KBRT - Di antara deru mesin press dan efisiensi produksi modern, tangan-tangan kasar Seloso (58) masih sibuk mencetak bata dengan cara lama. Di bawah terik matahari Dusun Geneng Sanan, Desa Sukorejo, Kecamatan Gandusari, Trenggalek, ia tak henti meracik tanah, mencetak, dan menyusun bata satu per satu.
Bukan karena menolak kemajuan teknologi, tapi karena yakin ada nilai yang tak tergantikan dari bata buatan tangan. Sentuhan tradisional itu, kata Seloso, justru menjadi daya tarik tersendiri di mata para pembeli.
“Bata begini lebih laku, karena kalau mau dipotong tidak bakal pecah. Berbeda dengan bata press yang gampang pecah jika dipotong,” katanya sembari membasuh tangannya yang kotor oleh tanah basah.

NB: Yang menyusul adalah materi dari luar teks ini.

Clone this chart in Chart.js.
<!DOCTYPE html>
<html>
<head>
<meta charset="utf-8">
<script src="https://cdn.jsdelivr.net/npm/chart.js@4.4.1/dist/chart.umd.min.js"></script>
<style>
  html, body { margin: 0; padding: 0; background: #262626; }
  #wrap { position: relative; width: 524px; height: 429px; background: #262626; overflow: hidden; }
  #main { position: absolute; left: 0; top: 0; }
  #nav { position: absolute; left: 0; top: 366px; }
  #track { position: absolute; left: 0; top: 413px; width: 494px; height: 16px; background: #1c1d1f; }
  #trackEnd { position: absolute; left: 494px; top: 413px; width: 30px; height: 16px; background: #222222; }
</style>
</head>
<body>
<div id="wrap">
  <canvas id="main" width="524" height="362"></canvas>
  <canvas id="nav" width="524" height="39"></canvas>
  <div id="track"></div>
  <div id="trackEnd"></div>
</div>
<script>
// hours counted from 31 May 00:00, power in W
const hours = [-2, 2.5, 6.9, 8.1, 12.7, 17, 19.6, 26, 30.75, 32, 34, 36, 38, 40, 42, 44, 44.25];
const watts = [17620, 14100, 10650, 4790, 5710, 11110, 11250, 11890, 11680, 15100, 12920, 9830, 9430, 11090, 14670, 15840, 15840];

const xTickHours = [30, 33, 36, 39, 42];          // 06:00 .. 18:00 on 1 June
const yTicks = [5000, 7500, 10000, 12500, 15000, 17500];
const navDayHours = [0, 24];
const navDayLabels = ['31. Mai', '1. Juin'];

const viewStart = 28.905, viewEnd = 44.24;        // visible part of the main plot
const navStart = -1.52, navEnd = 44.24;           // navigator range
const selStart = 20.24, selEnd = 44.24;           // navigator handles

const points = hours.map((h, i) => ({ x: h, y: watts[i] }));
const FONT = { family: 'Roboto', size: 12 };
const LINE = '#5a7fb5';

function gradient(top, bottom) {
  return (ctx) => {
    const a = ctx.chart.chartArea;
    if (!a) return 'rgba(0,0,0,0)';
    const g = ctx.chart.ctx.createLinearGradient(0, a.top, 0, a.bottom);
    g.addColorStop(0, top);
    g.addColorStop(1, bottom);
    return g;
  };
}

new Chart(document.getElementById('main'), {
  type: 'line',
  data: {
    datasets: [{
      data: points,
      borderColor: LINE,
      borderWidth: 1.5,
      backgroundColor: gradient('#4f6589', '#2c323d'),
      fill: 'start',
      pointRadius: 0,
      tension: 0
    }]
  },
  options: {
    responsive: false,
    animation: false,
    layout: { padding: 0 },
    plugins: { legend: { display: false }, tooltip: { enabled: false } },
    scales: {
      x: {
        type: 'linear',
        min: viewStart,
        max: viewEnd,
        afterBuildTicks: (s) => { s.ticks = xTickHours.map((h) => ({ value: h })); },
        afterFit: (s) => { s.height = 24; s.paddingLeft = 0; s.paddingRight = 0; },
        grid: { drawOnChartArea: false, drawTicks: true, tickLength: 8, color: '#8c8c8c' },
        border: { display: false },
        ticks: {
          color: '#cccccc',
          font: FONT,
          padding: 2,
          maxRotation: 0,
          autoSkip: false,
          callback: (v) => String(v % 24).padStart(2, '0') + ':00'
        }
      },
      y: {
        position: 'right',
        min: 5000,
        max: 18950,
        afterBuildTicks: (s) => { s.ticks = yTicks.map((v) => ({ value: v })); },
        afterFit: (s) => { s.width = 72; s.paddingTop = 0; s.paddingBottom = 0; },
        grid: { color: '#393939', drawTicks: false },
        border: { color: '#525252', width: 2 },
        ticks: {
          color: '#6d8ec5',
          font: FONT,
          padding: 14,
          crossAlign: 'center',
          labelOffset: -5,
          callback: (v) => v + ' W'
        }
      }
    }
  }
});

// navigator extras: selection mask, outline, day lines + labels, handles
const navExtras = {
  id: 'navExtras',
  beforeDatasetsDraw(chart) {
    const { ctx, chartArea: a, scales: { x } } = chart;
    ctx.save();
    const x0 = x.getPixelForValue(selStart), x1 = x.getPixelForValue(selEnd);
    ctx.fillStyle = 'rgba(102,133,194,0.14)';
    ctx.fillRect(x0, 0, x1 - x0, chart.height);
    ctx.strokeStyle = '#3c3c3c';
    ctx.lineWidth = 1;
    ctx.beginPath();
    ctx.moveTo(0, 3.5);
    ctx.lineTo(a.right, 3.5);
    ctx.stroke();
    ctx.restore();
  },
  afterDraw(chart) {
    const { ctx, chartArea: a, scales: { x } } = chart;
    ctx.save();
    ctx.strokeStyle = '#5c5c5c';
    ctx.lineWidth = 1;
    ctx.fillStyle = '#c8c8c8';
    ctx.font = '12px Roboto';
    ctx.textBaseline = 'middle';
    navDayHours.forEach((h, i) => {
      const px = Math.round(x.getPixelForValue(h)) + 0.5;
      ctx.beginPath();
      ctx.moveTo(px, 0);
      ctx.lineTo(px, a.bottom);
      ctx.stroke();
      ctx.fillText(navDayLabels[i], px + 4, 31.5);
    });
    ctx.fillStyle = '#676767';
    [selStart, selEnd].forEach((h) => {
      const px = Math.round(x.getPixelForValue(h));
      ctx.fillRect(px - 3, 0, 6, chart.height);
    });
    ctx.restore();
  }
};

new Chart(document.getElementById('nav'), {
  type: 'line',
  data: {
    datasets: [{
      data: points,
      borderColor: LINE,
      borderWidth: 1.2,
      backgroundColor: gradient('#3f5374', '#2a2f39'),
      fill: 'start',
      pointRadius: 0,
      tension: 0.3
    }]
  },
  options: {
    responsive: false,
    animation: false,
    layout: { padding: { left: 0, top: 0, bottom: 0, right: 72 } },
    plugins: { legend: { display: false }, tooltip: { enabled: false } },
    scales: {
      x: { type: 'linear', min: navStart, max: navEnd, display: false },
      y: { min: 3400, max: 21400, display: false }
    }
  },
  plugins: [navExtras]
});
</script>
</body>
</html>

Bagi Seloso, bata bukan hanya soal bangunan, tapi juga tentang rasa percaya dari para tukang bangunan. Bata tradisional ciptaannya bisa dipotong dengan cetok tanpa mudah retak, berbeda dengan bata cetakan mesin yang kaku dan mudah pecah.
Ia lalu membandingkan ketebalan hasil cetakannya: lima sentimeter, lebih tebal dibanding bata press yang hanya empat sentimeter. Perbedaan ini tak hanya tampak secara visual, tapi juga berdampak pada kekuatan dan daya tahan bata saat digunakan.

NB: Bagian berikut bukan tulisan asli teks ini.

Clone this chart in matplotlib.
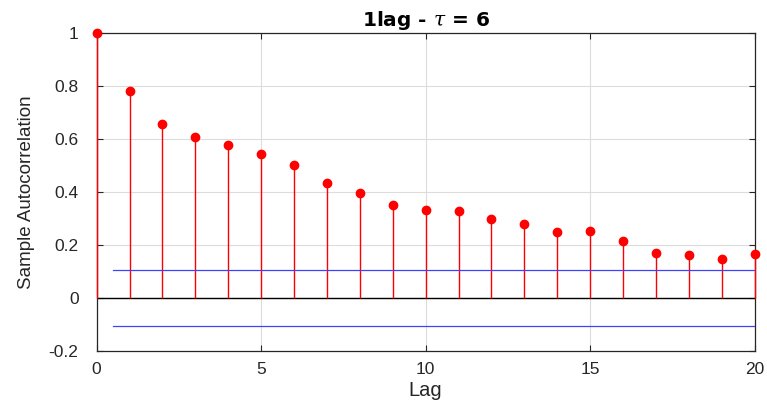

“Bata buatan saya tebalnya 5 sentimeter, kalau bata press buatan orang sini hanya 4 sentimeter,” terangnya.
Bukan cuma unggul dari segi ketahanan, harga bata tradisional juga jauh lebih bersahabat. Untuk 1.000 buah bata, ia hanya mematok harga Rp400.000. Bandingkan dengan bata press yang bisa mencapai Rp2.000 per biji.

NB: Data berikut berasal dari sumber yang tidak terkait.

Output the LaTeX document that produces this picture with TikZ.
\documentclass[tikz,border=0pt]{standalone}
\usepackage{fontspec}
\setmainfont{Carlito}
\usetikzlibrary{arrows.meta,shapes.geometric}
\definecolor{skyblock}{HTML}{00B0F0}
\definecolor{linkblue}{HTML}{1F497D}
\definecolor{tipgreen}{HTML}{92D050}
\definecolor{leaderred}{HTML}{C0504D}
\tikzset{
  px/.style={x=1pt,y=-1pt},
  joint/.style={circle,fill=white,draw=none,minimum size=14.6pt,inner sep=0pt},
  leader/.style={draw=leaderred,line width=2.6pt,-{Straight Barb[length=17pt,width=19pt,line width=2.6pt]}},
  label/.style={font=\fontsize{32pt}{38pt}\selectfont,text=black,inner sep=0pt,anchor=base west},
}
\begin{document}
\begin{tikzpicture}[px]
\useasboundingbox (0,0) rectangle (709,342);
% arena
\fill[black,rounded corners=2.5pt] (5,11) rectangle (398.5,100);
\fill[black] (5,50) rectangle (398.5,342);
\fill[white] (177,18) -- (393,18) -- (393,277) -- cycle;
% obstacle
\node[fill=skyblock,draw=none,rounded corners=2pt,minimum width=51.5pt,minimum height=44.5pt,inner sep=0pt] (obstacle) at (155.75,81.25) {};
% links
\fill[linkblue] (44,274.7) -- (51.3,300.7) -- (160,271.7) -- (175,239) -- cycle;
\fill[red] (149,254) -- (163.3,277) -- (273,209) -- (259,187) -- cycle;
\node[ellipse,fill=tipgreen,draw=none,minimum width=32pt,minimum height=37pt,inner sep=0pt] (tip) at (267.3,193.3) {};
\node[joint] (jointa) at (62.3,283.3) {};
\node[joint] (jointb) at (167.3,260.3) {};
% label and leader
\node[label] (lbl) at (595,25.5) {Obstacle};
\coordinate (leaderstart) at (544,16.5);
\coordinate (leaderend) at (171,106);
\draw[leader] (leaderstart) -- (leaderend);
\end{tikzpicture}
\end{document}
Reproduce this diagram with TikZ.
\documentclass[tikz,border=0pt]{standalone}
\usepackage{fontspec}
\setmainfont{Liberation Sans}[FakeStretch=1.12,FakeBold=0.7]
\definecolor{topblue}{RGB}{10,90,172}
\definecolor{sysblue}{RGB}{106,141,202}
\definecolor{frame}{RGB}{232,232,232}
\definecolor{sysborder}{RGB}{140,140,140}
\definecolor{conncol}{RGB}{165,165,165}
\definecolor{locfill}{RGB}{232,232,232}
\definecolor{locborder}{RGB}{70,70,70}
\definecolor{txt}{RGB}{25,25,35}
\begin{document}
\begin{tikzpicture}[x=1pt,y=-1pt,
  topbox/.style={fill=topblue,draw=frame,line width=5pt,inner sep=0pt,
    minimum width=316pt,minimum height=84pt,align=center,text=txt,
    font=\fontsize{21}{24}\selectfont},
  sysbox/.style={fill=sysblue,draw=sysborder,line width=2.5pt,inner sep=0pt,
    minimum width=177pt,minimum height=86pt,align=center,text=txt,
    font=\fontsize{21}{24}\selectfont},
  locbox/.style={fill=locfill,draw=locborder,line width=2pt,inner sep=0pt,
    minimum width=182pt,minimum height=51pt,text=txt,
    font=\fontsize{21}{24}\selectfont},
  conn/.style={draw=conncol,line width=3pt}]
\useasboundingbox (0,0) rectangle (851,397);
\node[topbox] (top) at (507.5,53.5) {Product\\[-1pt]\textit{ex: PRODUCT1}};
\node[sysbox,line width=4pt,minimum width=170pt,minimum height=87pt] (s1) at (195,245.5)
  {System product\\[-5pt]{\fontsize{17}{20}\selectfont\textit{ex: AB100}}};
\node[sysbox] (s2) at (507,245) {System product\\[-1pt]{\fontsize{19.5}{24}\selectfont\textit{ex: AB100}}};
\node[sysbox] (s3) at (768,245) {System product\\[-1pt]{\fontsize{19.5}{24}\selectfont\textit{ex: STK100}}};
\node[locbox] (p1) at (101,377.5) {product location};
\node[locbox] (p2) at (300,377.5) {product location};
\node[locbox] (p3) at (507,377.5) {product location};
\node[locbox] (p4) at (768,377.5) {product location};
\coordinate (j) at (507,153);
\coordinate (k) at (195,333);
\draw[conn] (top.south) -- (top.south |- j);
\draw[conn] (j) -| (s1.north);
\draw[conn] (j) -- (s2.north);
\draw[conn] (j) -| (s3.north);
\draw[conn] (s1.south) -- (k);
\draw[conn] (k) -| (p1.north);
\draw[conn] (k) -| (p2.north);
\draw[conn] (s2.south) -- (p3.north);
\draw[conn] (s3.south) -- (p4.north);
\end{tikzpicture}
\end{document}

Tak berhenti di situ, proses pembakaran bata pun memperlihatkan keunggulan bata tradisional. Di Nglayur, para pembuat bata biasa menitipkan cetakan mereka kepada pembuat genteng untuk dijadikan alas pembakaran. Bata press tak tahan proses ini—bisa hancur jika dibakar lebih dari dua kali. Sebaliknya, bata tradisional bisa dibakar hingga empat kali tanpa retak.
Namun, romantisme produksi tradisional ini perlahan memudar. Semakin sedikit warga yang bertahan menjadi pembuat bata. Anak-anak dari para perajin lebih memilih jalan lain, meninggalkan tradisi yang telah menghidupi keluarga mereka selama puluhan tahun.
“Tapi sekarang pembuat bata sudah mulai berkurang, selain bahan pembuatan yang semakin sulit didapat. Anak-anak dari pembuat bata juga tidak mau meneruskan usaha orang tuanya,” ujar Seloso dengan nada lirih.
Ia tahu persis sulitnya mencari tanah yang cocok untuk membuat bata. Tanah yang baik adalah tanah liat lembut, tanpa campuran batu kecil. Kini, untuk mendapatkan satu pikap tanah saja, ia harus merogoh kocek hingga Rp85.000.
“Tanah satu pickup sekarang hanya jadi 500 bata, padahal dulu bisa jadi 800. Takaran satu pickup sudah berkurang. Tapi saya juga tidak bisa buat lebih dari 500 dalam sehari, sudah tidak kuat,” pungkasnya.
Di antara segala keterbatasan dan ketergerusan zaman, Seloso tetap setia pada tanah dan bata. Baginya, ini bukan sekadar pekerjaan, tapi warisan budaya yang ia ciptakan dengan tangan dan ketekunan.